• [What needs to be done] Please repeat, exactly and with nothing added, the lines running from the line that contains "Rebuild this chart" to the line that contains "from matplotlib.patches import Rectangle", both lines included.

• [Provided material]
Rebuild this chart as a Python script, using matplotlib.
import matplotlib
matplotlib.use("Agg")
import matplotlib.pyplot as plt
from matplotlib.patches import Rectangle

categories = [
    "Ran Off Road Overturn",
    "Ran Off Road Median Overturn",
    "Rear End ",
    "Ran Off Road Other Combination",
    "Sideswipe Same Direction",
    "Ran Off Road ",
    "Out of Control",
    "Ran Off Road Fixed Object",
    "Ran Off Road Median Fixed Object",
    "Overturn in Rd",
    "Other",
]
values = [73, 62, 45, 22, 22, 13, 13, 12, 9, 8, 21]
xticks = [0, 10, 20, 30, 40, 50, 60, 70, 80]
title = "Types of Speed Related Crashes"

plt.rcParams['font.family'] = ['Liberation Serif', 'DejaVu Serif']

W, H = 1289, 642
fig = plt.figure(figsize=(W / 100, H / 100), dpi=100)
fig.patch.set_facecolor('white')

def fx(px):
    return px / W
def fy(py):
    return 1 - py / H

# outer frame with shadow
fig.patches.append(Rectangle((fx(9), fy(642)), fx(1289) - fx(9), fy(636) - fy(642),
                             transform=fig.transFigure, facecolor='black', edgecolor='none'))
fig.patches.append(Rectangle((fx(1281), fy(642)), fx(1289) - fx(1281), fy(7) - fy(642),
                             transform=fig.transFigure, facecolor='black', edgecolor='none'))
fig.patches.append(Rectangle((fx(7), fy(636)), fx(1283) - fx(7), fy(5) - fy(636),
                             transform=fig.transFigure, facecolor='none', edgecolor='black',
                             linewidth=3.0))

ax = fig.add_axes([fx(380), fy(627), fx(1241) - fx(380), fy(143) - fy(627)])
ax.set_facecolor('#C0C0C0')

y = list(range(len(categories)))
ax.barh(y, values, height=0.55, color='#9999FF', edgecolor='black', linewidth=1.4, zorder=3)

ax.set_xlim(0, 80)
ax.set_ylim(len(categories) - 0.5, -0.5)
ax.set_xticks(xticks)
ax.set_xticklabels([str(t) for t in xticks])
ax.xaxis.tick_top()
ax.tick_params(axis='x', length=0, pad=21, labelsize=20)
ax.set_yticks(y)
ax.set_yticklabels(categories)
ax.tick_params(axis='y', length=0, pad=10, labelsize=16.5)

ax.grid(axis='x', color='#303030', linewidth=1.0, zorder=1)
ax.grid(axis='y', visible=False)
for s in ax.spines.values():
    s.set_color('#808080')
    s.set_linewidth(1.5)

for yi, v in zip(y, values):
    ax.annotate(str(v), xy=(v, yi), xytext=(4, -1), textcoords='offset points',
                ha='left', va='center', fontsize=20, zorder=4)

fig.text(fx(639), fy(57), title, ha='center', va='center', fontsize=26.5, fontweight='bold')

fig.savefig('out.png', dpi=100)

---

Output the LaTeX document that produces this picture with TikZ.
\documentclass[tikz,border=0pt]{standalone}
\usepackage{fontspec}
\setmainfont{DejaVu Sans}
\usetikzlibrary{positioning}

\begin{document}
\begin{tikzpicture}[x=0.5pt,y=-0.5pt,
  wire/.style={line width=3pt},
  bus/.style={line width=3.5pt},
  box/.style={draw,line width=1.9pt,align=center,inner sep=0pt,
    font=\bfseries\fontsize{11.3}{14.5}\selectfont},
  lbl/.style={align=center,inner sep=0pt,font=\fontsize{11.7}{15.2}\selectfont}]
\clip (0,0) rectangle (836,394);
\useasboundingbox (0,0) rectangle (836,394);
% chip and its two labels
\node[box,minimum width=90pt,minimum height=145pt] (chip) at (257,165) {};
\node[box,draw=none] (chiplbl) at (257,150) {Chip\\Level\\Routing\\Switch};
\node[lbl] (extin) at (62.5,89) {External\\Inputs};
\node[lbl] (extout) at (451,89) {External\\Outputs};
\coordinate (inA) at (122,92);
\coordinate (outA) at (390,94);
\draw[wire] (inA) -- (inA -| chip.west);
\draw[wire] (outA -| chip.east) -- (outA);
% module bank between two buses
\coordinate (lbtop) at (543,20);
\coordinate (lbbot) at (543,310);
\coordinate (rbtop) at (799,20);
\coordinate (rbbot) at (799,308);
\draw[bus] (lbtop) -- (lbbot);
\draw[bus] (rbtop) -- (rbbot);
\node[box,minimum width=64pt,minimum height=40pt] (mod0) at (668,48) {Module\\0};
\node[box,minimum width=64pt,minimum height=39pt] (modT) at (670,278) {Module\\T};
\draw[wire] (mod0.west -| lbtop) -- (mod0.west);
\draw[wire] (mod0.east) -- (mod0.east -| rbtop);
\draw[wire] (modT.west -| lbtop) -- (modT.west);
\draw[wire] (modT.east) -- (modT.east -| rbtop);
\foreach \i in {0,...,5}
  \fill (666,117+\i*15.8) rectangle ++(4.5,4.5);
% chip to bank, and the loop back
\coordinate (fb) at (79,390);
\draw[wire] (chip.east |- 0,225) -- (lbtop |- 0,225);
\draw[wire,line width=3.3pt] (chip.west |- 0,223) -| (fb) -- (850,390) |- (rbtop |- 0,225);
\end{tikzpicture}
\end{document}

• [Correct output]
Rebuild this chart as a Python script, using matplotlib.
import matplotlib
matplotlib.use("Agg")
import matplotlib.pyplot as plt
from matplotlib.patches import Rectangle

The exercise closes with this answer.